🪙Tokenomics
In each token world, the tokenomics structure defines how the 1 billion tokens are allocated, liquidated, and monetized to balance community incentives, market liquidity, and platform sustainability. Community engagement earns the majority through airdrops and on‑chain rewards, early supporters provide liquidity via bonding‑curve sales, and a dedicated reserve seeds initial markets on a DEX. After launch, automated DEX listing and a modest trading fee ensure ongoing market health, fund platform operations, and reward creators, holders, and the broader community.
Token Supply & Distribution (Per World)
Each token world issues its own dedicated token with a fixed supply of 1,000,000,000. The distribution for each world's token is as follows:
Total Supply: 1,000,000,000 tokens per world.
Airdrop Allocation (60%): 600,000,000 tokens reserved for community rewards—free farming, tasks, game achievements, and social engagement.
Bonding Curve Sales (20%): 200,000,000 tokens sold through the built-in bonding curve to provide initial liquidity at launch.
DEX Liquidity Provision (20%): 200,000,000 tokens set aside as initial liquidity on a partnered DEX.

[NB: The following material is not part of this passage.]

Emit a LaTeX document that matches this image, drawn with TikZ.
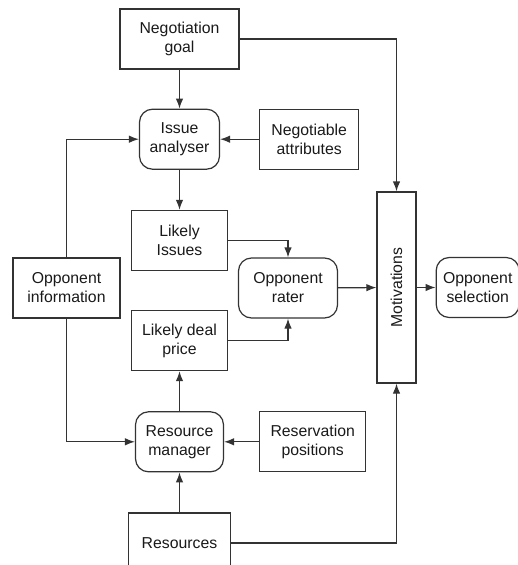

Liquidity & Market Dynamics
Automatic DEX Listing: Once the preset user threshold and curve-sale target are achieved, remaining liquidity tokens auto-list on the partnered DEX.
Secondary-Market Fees: A 1% fee on trades funds platform operations and rewards—distributed as detailed in 4.3.
Platform Monetization & Fee Distribution
Subscription Fee: Creators pay a periodic subscription fee to access game creation tools, analytics dashboards, and premium platform features.
Trading Fee: 1% Trading Fee on all secondary-market trades.
40% to Creator: Supports ongoing content and community development.
40% to NINJA World Platform: Covers platform maintenance, security audits, and future feature development.
20% to NINJA Token & NFT Holders: Payouts via the community treasury, rewarding long-term supporters and stakeholders.